Malaysia's racial politics

Malaysia's identification of the Malay race with the Muslim religion is exacerbating strains within Malaysian society - between Malays and non- Malays and within the Malay community - as both Malay and Muslim identities compete for the majority's political attention.

Nor is this helpful to Malaysia with its 60 percent Muslim population, which in contitution is committed to a secular, plural polity embracing its Christian, Hindu and Buddhist minorities.

In Malaysia, however, where political organization has long been largely on racial lines, Islam has at times become a device for use in racial politics, a yardstick for measuring the commitment of competing parties to Malay racial advancement.

Currently attention in Malaysia is focused on a high-profile case, now before the Appeals Court, as to whether a person has the right to cease to be a Muslim and (in this case) become a Christian and hence no longer subject to the Shariah courts. At the most obvious level it is a clash between a secular Constitution that guarantees freedom of religion and the notion of apostasy - that a Muslim must remain Muslim - in a country where Islam has a privileged position.

The identification of race and religion was understandable when the Malay sultanates had to stand up to the impact of British colonialism and the Chinese and Indian immigration that the British fostered. The Malay privileges were created in the first instance to protect Malay political dominance and advance economic equality at a time when the Malays were poor relations to the other races in their own land. But Malaysia is now not only an independent multiracial country but also includes two states on the island of Borneo, Sabah and Sarawak, where Muslims are a minority among the indigenous population.

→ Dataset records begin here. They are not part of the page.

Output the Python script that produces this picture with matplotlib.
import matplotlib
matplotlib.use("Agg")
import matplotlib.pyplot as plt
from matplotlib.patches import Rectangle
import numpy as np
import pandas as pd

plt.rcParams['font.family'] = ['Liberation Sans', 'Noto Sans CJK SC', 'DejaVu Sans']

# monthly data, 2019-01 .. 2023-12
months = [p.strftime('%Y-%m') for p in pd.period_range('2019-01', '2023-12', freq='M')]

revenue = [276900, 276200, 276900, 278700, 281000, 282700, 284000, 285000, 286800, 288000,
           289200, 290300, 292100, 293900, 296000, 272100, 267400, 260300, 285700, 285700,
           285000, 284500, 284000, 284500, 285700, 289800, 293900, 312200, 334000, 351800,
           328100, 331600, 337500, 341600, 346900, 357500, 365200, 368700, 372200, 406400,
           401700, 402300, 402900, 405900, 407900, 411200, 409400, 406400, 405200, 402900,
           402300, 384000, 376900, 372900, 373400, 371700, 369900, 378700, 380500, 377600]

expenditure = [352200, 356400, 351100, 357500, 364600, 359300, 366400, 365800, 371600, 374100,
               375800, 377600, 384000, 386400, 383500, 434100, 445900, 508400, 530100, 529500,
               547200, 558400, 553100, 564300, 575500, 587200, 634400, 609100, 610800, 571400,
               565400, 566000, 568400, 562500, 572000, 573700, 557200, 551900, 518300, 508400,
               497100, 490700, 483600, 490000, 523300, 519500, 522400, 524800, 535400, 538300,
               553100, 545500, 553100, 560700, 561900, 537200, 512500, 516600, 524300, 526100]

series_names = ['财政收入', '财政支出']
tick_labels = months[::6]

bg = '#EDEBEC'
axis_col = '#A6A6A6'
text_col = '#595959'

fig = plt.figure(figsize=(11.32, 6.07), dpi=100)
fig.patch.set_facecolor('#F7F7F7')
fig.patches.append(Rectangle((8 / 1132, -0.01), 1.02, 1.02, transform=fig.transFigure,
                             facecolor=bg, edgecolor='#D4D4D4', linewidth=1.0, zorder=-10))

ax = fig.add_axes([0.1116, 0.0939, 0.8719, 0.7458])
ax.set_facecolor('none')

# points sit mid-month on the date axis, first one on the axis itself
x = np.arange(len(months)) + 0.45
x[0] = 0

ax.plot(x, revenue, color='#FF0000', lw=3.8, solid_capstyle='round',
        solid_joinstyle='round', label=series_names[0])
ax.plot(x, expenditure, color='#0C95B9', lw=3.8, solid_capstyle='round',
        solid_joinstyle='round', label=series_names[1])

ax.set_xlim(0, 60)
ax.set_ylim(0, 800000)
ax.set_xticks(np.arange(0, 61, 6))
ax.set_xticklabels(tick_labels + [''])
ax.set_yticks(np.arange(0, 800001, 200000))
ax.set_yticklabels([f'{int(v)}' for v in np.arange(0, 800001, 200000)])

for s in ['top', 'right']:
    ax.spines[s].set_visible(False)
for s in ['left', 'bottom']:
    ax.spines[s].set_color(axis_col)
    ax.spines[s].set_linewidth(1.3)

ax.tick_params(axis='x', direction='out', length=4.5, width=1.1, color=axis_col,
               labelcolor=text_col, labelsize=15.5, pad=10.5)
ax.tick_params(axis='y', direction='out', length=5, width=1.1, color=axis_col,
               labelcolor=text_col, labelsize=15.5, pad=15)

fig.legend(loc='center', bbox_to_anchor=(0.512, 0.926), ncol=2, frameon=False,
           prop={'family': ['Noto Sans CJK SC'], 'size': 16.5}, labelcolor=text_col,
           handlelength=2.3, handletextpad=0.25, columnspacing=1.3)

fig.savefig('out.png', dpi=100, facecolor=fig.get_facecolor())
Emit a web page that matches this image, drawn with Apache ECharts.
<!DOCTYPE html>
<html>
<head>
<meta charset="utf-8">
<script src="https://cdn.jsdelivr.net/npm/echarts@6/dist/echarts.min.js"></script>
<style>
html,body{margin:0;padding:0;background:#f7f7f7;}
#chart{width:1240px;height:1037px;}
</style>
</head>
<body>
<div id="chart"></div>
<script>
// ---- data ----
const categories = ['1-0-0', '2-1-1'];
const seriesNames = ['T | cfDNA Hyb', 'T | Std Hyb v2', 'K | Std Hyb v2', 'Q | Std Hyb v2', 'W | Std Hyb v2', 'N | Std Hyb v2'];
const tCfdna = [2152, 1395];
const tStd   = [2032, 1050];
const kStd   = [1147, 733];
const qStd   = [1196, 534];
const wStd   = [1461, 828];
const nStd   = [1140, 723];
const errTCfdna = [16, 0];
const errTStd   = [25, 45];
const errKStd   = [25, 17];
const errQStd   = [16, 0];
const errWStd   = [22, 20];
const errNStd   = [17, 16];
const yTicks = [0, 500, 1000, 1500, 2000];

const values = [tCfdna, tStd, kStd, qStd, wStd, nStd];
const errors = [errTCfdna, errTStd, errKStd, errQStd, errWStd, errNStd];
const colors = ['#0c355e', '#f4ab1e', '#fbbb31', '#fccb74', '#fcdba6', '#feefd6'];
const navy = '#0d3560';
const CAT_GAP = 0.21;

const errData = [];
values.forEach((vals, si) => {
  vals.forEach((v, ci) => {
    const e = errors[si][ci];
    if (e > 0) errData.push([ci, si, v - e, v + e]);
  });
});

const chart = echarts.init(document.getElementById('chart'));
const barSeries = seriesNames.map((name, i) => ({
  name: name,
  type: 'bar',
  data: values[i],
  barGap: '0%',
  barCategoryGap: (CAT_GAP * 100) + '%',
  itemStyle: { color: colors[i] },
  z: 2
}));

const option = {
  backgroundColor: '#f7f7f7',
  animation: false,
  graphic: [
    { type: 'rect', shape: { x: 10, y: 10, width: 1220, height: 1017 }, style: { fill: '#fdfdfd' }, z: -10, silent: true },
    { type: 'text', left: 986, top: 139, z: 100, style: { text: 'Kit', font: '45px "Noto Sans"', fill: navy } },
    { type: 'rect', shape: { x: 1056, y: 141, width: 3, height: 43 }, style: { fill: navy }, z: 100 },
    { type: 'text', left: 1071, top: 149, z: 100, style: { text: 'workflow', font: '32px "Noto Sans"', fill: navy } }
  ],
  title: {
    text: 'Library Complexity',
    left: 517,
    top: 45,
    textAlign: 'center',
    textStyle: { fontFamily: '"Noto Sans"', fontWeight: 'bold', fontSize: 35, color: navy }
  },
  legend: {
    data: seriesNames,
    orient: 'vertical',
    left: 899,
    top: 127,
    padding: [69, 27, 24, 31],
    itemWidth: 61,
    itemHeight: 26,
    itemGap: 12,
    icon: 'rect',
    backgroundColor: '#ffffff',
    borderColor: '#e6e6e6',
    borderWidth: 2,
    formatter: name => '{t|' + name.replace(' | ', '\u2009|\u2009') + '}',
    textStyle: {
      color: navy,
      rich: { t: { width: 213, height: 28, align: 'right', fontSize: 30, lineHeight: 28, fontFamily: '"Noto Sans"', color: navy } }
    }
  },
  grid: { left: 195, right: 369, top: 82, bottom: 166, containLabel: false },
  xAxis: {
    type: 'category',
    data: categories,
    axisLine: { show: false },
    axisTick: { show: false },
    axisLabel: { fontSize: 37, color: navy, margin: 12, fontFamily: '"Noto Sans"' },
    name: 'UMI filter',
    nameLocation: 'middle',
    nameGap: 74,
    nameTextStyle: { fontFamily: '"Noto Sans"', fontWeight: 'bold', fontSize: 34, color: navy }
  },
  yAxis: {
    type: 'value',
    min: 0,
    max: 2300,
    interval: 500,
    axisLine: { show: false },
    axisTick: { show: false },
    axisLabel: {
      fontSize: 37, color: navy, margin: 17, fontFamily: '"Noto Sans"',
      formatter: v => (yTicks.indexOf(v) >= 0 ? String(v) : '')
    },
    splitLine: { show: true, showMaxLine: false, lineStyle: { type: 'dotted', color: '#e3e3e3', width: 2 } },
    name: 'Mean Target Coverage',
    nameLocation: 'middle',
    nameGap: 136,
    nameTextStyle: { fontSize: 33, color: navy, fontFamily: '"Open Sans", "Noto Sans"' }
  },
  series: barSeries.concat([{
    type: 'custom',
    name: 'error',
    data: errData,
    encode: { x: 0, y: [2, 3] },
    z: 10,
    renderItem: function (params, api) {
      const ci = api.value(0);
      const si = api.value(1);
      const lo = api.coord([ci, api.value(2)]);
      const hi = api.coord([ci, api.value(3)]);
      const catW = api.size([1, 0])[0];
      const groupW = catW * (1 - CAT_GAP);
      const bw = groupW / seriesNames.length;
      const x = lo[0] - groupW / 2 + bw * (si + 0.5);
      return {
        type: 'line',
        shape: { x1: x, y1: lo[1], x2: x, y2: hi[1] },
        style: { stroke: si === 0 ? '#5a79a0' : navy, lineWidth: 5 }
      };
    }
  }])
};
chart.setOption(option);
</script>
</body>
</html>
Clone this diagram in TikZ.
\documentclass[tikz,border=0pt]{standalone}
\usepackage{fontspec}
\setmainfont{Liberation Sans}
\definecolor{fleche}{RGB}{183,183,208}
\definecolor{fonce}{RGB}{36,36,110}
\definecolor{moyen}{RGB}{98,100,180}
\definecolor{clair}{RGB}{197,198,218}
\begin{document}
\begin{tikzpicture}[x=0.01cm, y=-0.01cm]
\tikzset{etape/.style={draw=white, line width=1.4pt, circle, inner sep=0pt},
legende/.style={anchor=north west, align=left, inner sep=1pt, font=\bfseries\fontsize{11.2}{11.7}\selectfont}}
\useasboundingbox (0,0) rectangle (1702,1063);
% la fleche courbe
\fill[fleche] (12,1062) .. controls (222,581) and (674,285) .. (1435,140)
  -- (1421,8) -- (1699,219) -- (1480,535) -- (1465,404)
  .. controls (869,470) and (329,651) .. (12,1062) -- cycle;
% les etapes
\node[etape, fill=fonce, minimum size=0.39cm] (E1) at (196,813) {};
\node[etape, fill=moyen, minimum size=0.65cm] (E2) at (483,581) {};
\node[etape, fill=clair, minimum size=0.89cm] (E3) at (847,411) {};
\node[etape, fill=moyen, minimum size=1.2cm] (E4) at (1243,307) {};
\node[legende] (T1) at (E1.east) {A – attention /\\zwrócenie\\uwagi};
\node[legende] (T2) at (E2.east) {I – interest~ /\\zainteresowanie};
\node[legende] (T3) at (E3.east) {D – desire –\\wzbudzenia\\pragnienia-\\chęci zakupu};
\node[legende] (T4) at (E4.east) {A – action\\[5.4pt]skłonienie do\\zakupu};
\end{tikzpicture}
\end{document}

The economic privileges have since become as much a form of patronage for the elite and of job creation for the less educated. Many Malays believe that it is time to start phasing them out, given the Malays' economic advances and political stranglehold.

The closer the economic privileges become entwined with the identification of Malays as Muslims, however, the harder it is to change. The UMNO elite needs to be seen to support Islamic privileges into order to protect economic privileges that benefit itself more than lower-income Malays. The non- Malay elites complain but are currently too reluctant to break with UMNO and race-based politics.

It is possible that the nominally multiracial party formed by the former deputy prime minister Anwar Ibrahim might act as a catalyst for forces that want to move away from race-based politics and privileges. But its acceptability to the Malay majority is in doubt, as is Anwar's commitment to reform for its own sake rather than as a slogan that will help him return to the UMNO fold and give him a chance of becoming prime minister.

Closer to home the Malay elite could learn from Sabah and Sarawak, where ethnic diversity is greater and there is less identification of race with religion. For example, the Kadazans, the largest indigenous group in Sabah, are mainly Christian but a large minority are Muslim. Society in both states is visibly less divided by race and religion than on the peninsula.